Ежов оказался счастливчиком, к нему слава пришла вовремя и надолго. И «Баллада о солдате», и «Белое солнце пустыни» стали эмблемами советского кино и долгожителями. Но, сверкая лауреатским значком на зависть завистникам, справляя многолюдный юбилей в семьдесят лет, он отлично знал цену славе, и что есть Высший суд, откуда неразличимы все наши имена и названия.
Сейчас бы за молодым Ежовым охотилось вездесущее телевидение. Он был сказитель. Он мог часами держать публику, и публика падала от смеха. Например, про собаку. Как генерал приехал с инспекцией, и в части все покрасили, надраили до блеска, замерли по стойке «смирно», и вдруг в самый ответственный момент грянул хохот — на плац выкатилось нечто, похожее на собаку.

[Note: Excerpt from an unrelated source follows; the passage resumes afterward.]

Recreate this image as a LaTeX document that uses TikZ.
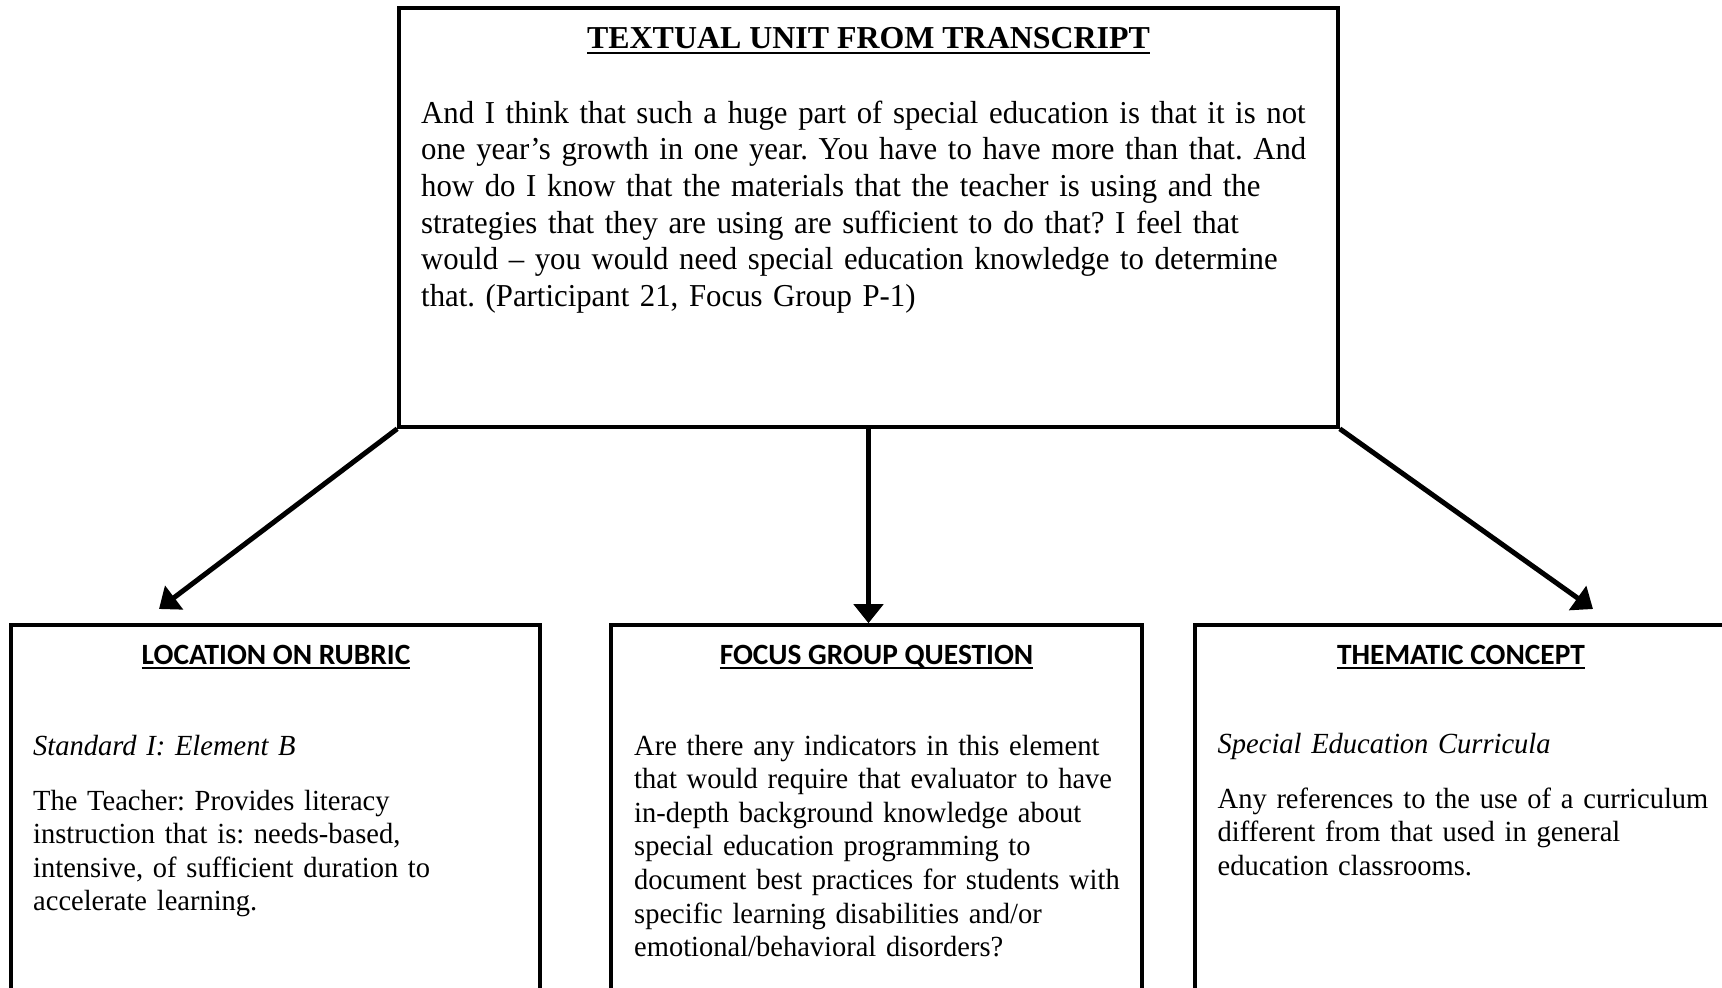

Собаку к смотру постригли, как стригут пуделей, только наоборот. Кто там знал, как стригут пуделей? Представляете — пудель наоборот? Колобок с палочками. Мне все равно не передать, как Валя рассказывал. И показывал. «А вот был у нас старшина…»
Я хотела так и озаглавить эти заметки: «А вот был у меня старшина…» Я — новобранцем — попала к хорошему старшине — к Ежову. Но не время сейчас шутить. Пишу урывками в траурные дни, когда вся страна корчится от боли — после Беслана. А Ежов не дожил — опять ему повезло.
Школа невозможного
Восемь лет назад, 25 ноября 1990-го, умер Мераб.

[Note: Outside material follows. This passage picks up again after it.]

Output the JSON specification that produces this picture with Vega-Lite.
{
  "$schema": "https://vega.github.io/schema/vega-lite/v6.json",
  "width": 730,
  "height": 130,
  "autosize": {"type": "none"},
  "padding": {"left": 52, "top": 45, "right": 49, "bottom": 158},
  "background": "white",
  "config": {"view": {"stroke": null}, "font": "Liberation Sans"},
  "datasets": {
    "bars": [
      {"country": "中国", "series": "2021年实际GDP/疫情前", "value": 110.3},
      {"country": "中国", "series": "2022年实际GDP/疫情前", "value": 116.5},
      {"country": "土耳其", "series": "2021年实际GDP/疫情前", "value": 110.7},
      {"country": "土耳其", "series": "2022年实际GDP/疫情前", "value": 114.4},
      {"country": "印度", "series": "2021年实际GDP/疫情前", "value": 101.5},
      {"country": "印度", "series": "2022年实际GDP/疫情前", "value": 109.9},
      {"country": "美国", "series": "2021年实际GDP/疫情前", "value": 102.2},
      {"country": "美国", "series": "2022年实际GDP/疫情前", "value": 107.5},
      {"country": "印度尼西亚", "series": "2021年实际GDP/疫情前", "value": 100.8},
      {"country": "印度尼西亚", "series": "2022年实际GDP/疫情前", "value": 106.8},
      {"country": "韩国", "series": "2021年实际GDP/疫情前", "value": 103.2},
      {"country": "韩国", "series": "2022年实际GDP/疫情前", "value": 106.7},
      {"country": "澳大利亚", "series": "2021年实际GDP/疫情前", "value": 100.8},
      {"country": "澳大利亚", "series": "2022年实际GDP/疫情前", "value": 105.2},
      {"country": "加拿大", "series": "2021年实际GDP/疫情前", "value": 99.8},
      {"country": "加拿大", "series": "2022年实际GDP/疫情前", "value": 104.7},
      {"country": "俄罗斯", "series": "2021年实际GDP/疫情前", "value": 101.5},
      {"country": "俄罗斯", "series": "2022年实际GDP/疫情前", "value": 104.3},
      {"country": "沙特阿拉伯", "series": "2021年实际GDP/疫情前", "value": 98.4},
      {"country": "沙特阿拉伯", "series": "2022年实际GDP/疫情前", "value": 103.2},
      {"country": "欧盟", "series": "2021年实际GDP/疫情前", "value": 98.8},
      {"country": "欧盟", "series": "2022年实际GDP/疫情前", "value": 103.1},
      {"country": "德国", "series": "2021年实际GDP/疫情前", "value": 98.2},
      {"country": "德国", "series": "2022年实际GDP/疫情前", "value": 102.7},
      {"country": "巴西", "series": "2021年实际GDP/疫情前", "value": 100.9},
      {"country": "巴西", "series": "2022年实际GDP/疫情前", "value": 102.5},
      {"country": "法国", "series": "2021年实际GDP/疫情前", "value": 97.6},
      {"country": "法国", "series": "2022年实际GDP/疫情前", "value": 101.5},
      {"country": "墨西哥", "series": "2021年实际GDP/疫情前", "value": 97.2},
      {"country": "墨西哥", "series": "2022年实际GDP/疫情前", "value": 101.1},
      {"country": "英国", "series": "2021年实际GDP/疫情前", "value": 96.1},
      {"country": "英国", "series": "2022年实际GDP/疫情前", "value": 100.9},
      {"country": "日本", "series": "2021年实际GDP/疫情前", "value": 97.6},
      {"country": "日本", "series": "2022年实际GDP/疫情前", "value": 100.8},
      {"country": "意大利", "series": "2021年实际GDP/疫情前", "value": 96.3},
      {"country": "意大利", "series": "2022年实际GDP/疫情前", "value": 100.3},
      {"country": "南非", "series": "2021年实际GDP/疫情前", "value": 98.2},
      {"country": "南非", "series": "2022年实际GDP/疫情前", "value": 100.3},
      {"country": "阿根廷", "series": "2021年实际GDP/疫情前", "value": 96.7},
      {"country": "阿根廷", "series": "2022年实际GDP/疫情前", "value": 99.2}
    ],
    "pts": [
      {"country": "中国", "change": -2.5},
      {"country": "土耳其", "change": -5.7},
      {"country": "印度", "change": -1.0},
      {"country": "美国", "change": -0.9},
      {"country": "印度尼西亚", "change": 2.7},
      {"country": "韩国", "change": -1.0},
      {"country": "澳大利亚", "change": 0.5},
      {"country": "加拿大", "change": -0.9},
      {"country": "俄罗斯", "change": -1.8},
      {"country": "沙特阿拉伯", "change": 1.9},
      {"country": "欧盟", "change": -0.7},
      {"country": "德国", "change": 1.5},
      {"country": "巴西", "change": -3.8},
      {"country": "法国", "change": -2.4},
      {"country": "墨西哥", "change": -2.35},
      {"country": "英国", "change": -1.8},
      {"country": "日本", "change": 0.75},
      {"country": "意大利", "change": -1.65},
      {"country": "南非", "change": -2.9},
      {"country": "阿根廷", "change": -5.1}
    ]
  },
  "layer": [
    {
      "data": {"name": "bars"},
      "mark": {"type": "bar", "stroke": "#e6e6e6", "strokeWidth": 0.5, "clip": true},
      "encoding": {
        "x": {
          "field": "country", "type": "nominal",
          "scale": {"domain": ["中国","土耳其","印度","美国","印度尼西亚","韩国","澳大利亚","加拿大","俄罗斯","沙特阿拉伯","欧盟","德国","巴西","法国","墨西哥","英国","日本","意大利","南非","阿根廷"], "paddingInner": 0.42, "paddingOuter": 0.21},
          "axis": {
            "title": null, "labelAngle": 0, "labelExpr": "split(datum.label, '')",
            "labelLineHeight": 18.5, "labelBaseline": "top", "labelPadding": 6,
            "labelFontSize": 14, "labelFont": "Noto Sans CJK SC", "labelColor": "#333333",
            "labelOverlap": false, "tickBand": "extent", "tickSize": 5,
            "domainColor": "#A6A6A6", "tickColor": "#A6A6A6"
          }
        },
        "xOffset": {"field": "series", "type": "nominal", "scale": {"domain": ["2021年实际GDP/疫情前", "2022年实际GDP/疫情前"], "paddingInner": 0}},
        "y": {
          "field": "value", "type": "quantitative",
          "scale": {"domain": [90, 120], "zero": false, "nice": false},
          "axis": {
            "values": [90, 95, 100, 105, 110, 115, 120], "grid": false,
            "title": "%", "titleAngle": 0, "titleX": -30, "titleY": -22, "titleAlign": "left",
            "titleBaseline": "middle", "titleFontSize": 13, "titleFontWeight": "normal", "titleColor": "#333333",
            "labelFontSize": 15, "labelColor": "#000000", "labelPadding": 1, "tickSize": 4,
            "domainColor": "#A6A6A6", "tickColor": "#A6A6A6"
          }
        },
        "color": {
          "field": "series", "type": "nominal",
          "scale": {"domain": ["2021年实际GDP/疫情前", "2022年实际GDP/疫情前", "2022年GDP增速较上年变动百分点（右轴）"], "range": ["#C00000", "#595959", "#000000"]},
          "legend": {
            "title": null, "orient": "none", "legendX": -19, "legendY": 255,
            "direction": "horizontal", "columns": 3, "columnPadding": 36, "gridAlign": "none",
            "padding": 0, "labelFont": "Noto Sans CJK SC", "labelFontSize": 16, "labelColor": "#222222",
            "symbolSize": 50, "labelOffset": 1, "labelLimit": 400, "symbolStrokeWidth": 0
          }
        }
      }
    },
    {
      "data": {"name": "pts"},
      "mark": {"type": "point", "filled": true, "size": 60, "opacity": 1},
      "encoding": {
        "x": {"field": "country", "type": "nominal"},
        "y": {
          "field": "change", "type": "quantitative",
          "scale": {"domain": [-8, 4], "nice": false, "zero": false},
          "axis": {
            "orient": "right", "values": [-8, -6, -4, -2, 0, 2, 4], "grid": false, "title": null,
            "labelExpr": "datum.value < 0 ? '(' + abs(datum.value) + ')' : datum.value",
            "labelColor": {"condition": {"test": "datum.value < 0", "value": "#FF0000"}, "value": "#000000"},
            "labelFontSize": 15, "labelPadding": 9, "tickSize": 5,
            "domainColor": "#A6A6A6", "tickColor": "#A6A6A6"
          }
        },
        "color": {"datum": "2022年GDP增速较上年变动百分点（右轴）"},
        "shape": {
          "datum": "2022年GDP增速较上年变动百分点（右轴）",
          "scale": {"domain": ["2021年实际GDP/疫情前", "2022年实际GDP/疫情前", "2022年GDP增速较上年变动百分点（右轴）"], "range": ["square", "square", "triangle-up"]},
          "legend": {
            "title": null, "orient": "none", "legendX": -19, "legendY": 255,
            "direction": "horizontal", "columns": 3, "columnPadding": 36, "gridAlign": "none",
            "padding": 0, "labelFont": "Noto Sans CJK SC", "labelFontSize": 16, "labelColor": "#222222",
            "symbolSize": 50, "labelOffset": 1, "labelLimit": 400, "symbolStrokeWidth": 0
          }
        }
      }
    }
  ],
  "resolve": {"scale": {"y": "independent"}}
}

Просвещенный читатель уже догадался — да, философ Мераб Константинович Мамардашвили, чьи книги вы можете встретить теперь на любом уважающем себя прилавке. Благодаря стараниям и самоотверженным трудам Юрия Сенокосова. Я имею в виду не те труды, что увенчиваются публикацией, Книгой в переплете, а ту давнюю, кропотливую черновую работу — при жизни Мераба, то есть «в стол».
В моем столе лежат два курса лекций — больше тысячи страниц, это все Сенокосов расшифровывал. Я как-то попробовала записать с магнитофона одну — и сдалась. То есть записала, но в борьбе и сомнениях — хотелось отредактировать, сделать покороче, убрать повторы, а как?.. К тому времени я уже знала, что существует загадка Мераба, над которой лучшие умы и после его смерти ломают головы. О чем свидетельствует изданный четыре года назад сборник статей «Конгениальность мысли. О философе Мерабе Мамардашвили».

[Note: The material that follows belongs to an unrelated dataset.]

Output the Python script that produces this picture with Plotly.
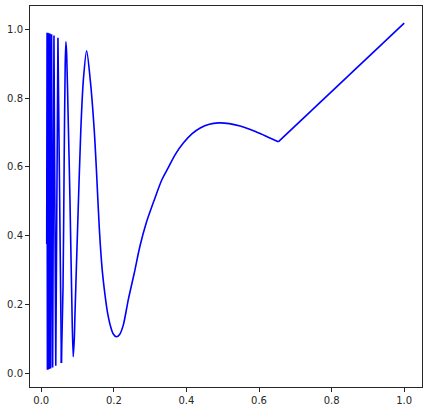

Вот, например, В. А. Подорога внедряется в суть вопроса: «…И запись звуковая, и видеозапись не являются аутентичными свидетелями того жизненного пространства, в котором совершалась мысль. Речевое пространство Мераба Константиновича, пространство, которое он создавал своей живой речью, в котором многие из нас долгое время находились и с чем были прекрасно знакомы, — это, кажется, навсегда утрачено… Потому что он — человек, который творил изустно, он — устно творящий человек. Человек говорящий. И невозможно не учитывать, что в самом ходе его мышления, во время, когда он мыслит, — он говорит, что в значительно большей мере, чем события письма, происходят речевые события. Первое, что я отвергаю, — это то, что передо мною текст. Передо мною не текст» [1]
.Вспоминаю: исписанная мелким-мелким почерком — по машинописи, между строк, по полям, по углам — страница, разбухающая вставками, сложного-чиненными уточнениями, и я в поте лица читаю. Мераб, отдыхая от очков («мои костыли» — он их называл), не видя, стало быть, кисловатого моего выражения, спрашивает: «Что, непонятно?» И устно делает еще уточнение, еще вставку. «Да слишком понятно, тридцать раз уже понятно!» — тут я должна сделать уточнение: это не был академический текст для профессионалов, с невы-го-ва-ри-ваемой терминологией, это мне недоступно, но то был какой-то доклад или запись лекции во ВГИКе. «Ну сократи», — сказал Мераб кротко.